▸ Extracted information:
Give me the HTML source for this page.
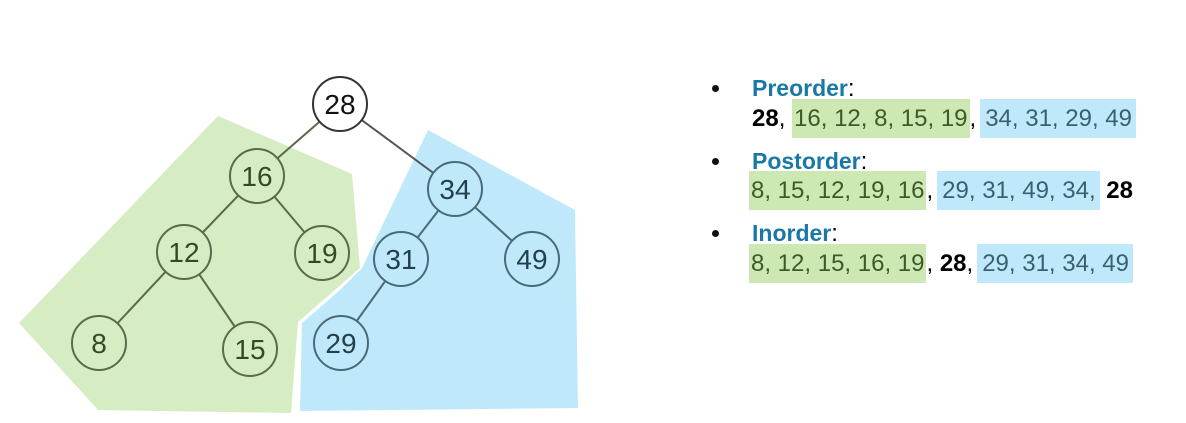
<!DOCTYPE html>
<html><head><meta charset="utf-8"><style>
body{margin:0;width:1186px;height:423px;background:#fff;overflow:hidden;position:relative;font-family:"Liberation Sans",sans-serif}
.t{position:absolute;font-size:24px;white-space:nowrap;line-height:26px}
.h{color:#1a78a6;font-weight:bold;font-size:23px}
.b{font-weight:bold;color:#000}
.g{background:#cde8b2;color:#3d5a2b;padding:6px 2px 6px 2px}
.u{background:#bfe9fb;color:#3a6070;padding:6px 4px 6px 5px;margin-left:4px}
.dot{position:absolute;left:712px;width:7px;height:7px;border-radius:50%;background:#111}
</style></head><body>
<svg width="1186" height="423" style="position:absolute;left:0;top:0">
<polygon points="218,116 352,174 360,268 298,322 291,413 98,410 19,323" fill="#d6ecc2"/>
<polygon points="428,130 575,210 578,408 300,411 302,323 340,290 362,268" fill="#bfe9fb"/>
<g id="edges" stroke="#555" stroke-width="2"></g>
<g id="nodes"></g>
</svg>
<script>
const keys=[28,16,12,19,8,15,34,31,49,29];
const cx=[340,257,184,322,99,250,455,401,532,341];
const cy=[104,176,252,253,343,349,189,259,259,343];
const parent=[-1,0,1,1,2,2,0,6,6,7];
const ns="http://www.w3.org/2000/svg";
const E=document.getElementById('edges'),N=document.getElementById('nodes');
keys.forEach((k,i)=>{if(parent[i]<0)return;const p=parent[i];const l=document.createElementNS(ns,'line');


l.setAttribute('x1',cx[p]);l.setAttribute('y1',cy[p]);l.setAttribute('x2',cx[i]);l.setAttribute('y2',cy[i]);
l.setAttribute('stroke',i<6?'#5a6a4a':(i==6?'#555':'#4a6a78'));E.appendChild(l);});
keys.forEach((k,i)=>{const g=document.createElementNS(ns,'g');


const fill=i==0?'#fff':(i<6?'#d6ecc2':'#bfe9fb');const st=i==0?'#333':(i<6?'#5a6a4a':'#4a6a78');
const c=document.createElementNS(ns,'ellipse');c.setAttribute('cx',cx[i]);c.setAttribute('cy',cy[i]);c.setAttribute('rx',27);c.setAttribute('ry',27);c.setAttribute('fill',fill);c.setAttribute('stroke',st);c.setAttribute('stroke-width',2);
const t=document.createElementNS(ns,'text');t.setAttribute('x',cx[i]);t.setAttribute('y',cy[i]+10);t.setAttribute('text-anchor','middle');t.setAttribute('font-size','28');t.setAttribute('font-family','Liberation Sans, sans-serif');t.setAttribute('fill',i==0?'#111':(i<6?'#344a26':'#22404c'));t.textContent=k;
g.appendChild(c);g.appendChild(t);N.appendChild(g);});
</script>
<div class="dot" style="top:85px"></div>
<div class="t" style="left:752px;top:75px"><span class="h">Preorder</span>:</div>
<div class="t" style="left:752px;top:106px"><span class="b">28</span>, <span class="g">16, 12, 8, 15, 19</span>,<span class="u">34, 31, 29, 49</span></div>
<div class="dot" style="top:158px"></div>
<div class="t" style="left:752px;top:148px"><span class="h">Postorder</span>:</div>
<div class="t" style="left:749px;top:178px"><span class="g">8, 15, 12, 19, 16</span>,<span class="u">29, 31, 49, 34,</span> <span class="b">28</span></div>
<div class="dot" style="top:230px"></div>
<div class="t" style="left:752px;top:220px"><span class="h">Inorder</span>:</div>
<div class="t" style="left:749px;top:251px"><span class="g">8, 12, 15, 16, 19</span>, <span class="b">28</span>,<span class="u">29, 31, 34, 49</span></div>
</body></html>
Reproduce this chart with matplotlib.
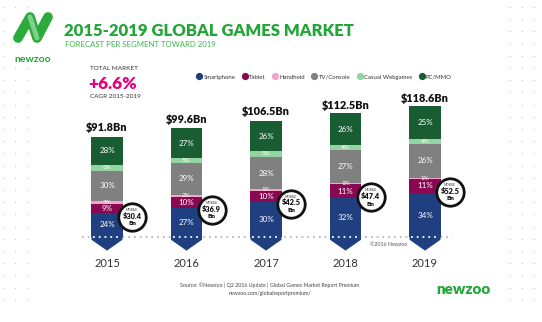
import matplotlib
matplotlib.use('Agg')
import matplotlib.pyplot as plt
from matplotlib.lines import Line2D
from matplotlib.patches import Polygon
import numpy as np

matplotlib.rcParams['font.family'] = ['Lato', 'DejaVu Sans']

# data
years = ['2015', '2016', '2017', '2018', '2019']
totals = [91.8, 99.6, 106.5, 112.5, 118.6]
mobile = [30.4, 36.9, 42.5, 47.4, 52.5]
segments = ['Smartphone', 'Tablet', 'Handheld', 'TV/Console', 'Casual Webgames', 'PC/MMO']
smartphone = [24, 27, 30, 32, 34]
tablet = [9, 10, 10, 11, 11]
handheld = [3, 2, 1, 1, 1]
tv_console = [30, 29, 28, 27, 26]
casual_web = [6, 5, 5, 4, 4]
pc_mmo = [28, 27, 26, 26, 25]
shares = [smartphone, tablet, handheld, tv_console, casual_web, pc_mmo]

colors = ['#1f3f80', '#8a0852', '#f5a3c8', '#808080', '#94d3a2', '#195e33']
green = '#22a638'

W, H = 542, 322
fig = plt.figure(figsize=(W / 100, H / 100), dpi=100)

def fx(x):
    return x / W

def fy(y):
    return 1 - y / H

# background layer in pixel coords
bg = fig.add_axes([0, 0, 1, 1], zorder=0)
bg.set_xlim(0, W)
bg.set_ylim(H, 0)
bg.axis('off')

dot_rows = np.arange(7, 305, 12.2)
for xc in [3, 15, 27]:
    bg.scatter(np.full(len(dot_rows), xc), dot_rows, s=1.2, color='#cfcfcf', lw=0)
for xc in [510, 522, 534]:
    bg.scatter(np.full(len(dot_rows), xc), dot_rows, s=1.2, color='#cfcfcf', lw=0)

# logo mark
bg.add_patch(Polygon([(10, 10), (56, 10), (56, 66), (10, 66)], closed=True, color='white', zorder=1))
bg.plot([18, 30, 37, 48], [38, 17, 38, 17], color='#2bab3c', lw=7,
        solid_capstyle='round', solid_joinstyle='round', zorder=2)
bg.plot([30, 37], [17, 38], color='#7fd08a', lw=3.5, solid_capstyle='round', zorder=3)
bg.text(33, 59, 'newzoo', color=green, fontsize=7.5, fontweight='bold',
        ha='center', va='center')

# titles
fig.text(fx(64), fy(31), '2015-2019 GLOBAL GAMES MARKET', color=green,
         fontsize=12, fontweight='heavy', ha='left', va='center')
fig.text(fx(65), fy(44.5), 'FORECAST PER SEGMENT TOWARD 2019', color='#3fb54f',
         fontsize=5.6, ha='left', va='center')

fig.text(fx(90), fy(69), 'TOTAL MARKET', color='#333333', fontsize=4.6, va='center')
fig.text(fx(88), fy(84), '+6.6%', color='#e6007e', fontsize=12.5, fontweight='heavy', va='center')
fig.text(fx(90), fy(96), 'CAGR 2015-2019', color='#333333', fontsize=4.6, va='center')

handles = [Line2D([], [], marker='o', ls='', markersize=4.2, markerfacecolor=c,
                  markeredgecolor=c) for c in colors]
fig.legend(handles, segments, loc='center', bbox_to_anchor=(fx(324), fy(77)),
           ncol=6, frameon=False, fontsize=4.3, handletextpad=0.2,
           columnspacing=1.1, handlelength=1.0, labelcolor='#333333')

fig.text(fx(370), fy(244), '©2016 Newzoo', color='#555555', fontsize=3.8, ha='left', va='center')
fig.text(fx(270), fy(285), 'Source: ©Newzoo | Q2 2016 Update | Global Games Market Report Premium',
         color='#444444', fontsize=3.8, ha='center', va='center')
fig.text(fx(270), fy(293), 'newzoo.com/globalreportpremium/',
         color='#444444', fontsize=3.8, ha='center', va='center')
fig.text(fx(463), fy(289), 'newzoo', color=green, fontsize=11, fontweight='heavy',
         ha='center', va='center')

# chart layer: x in bar slots, y in $Bn (1.09 px per Bn, baseline at y=237 px)
scale = 1.09
step = 79.5
x_lo, x_hi = -0.75, 4.75
y_lo, y_hi = -30, 130
left_px = 107 + x_lo * step
base_px = H - 237
ax = fig.add_axes([fx(left_px), (base_px + y_lo * scale) / H,
                   (x_hi - x_lo) * step / W, (y_hi - y_lo) * scale / H], zorder=2)
ax.set_xlim(x_lo, x_hi)
ax.set_ylim(y_lo, y_hi)
ax.axis('off')
ax.patch.set_alpha(0)

x = np.arange(len(years))
bw = 0.39
tot = np.array(totals)

# dotted baseline behind the bars
ax.plot([-0.31, 4.34], [0, 0], color='#b5b5b5', lw=1.3, ls=(0, (1, 2.2)), zorder=1)

bottom = np.zeros(len(years))
for share, c, name in zip(shares, colors, segments):
    h = tot * np.array(share) / 100
    ax.bar(x, h, bw, bottom=bottom, color=c, zorder=2, linewidth=0)
    small = name in ('Handheld', 'Casual Webgames')
    for xi, b, hh, s in zip(x, bottom, h, share):
        ax.text(xi, b + hh / 2, f'{s}%', color='white', ha='center', va='center',
                fontsize=4.6 if (small or s < 5) else 5.8, zorder=4)
    bottom = bottom + h

# chevron below baseline
for xi in x:
    ax.add_patch(Polygon([(xi - bw / 2, 0), (xi + bw / 2, 0), (xi + bw / 2, -2.5),
                          (xi, -12.5), (xi - bw / 2, -2.5)], closed=True,
                         color=colors[0], lw=0, zorder=2))
    ax.plot([xi - bw / 2 + 0.02, xi + bw / 2 - 0.02], [0, 0], color='white', lw=1.3,
            ls=(0, (1, 2.2)), zorder=3)

for xi, t in zip(x, totals):
    ax.text(xi, t + 3.2, f'${t}Bn', ha='center', va='bottom', fontsize=7.8,
            fontweight='heavy', color='#111111', zorder=4)

for xi, y in zip(x, years):
    ax.text(xi, -24, y, ha='center', va='center', fontsize=8, color='#333333')

# mobile bubbles
mob_top = tot * (np.array(smartphone) + np.array(tablet)) / 100
cx = x + 0.315
cy = mob_top - 12
ax.scatter(cx, cy, s=390, facecolor='white', edgecolor='#111111', linewidth=2, zorder=5)
for xi, yi, m in zip(cx, cy, mobile):
    ax.text(xi, yi + 6.5, 'MOBILE', fontsize=2.4, ha='center', va='center', color='#333333', zorder=6)
    ax.text(xi, yi + 0.8, f'${m}', fontsize=5.3, fontweight='heavy', ha='center', va='center',
            color='#111111', zorder=6)
    ax.text(xi, yi - 6.2, 'Bn', fontsize=4.5, fontweight='heavy', ha='center', va='center',
            color='#111111', zorder=6)

fig.savefig('out.png', dpi=100)
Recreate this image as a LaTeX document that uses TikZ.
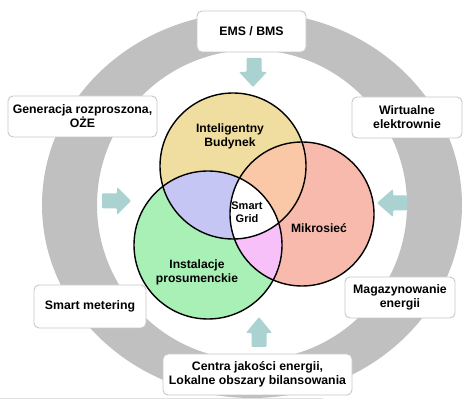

▸ What to work on: Of the lines in this listing, report how many contain the string "matplotlib", and give the number only.

▸ Expected answer: 7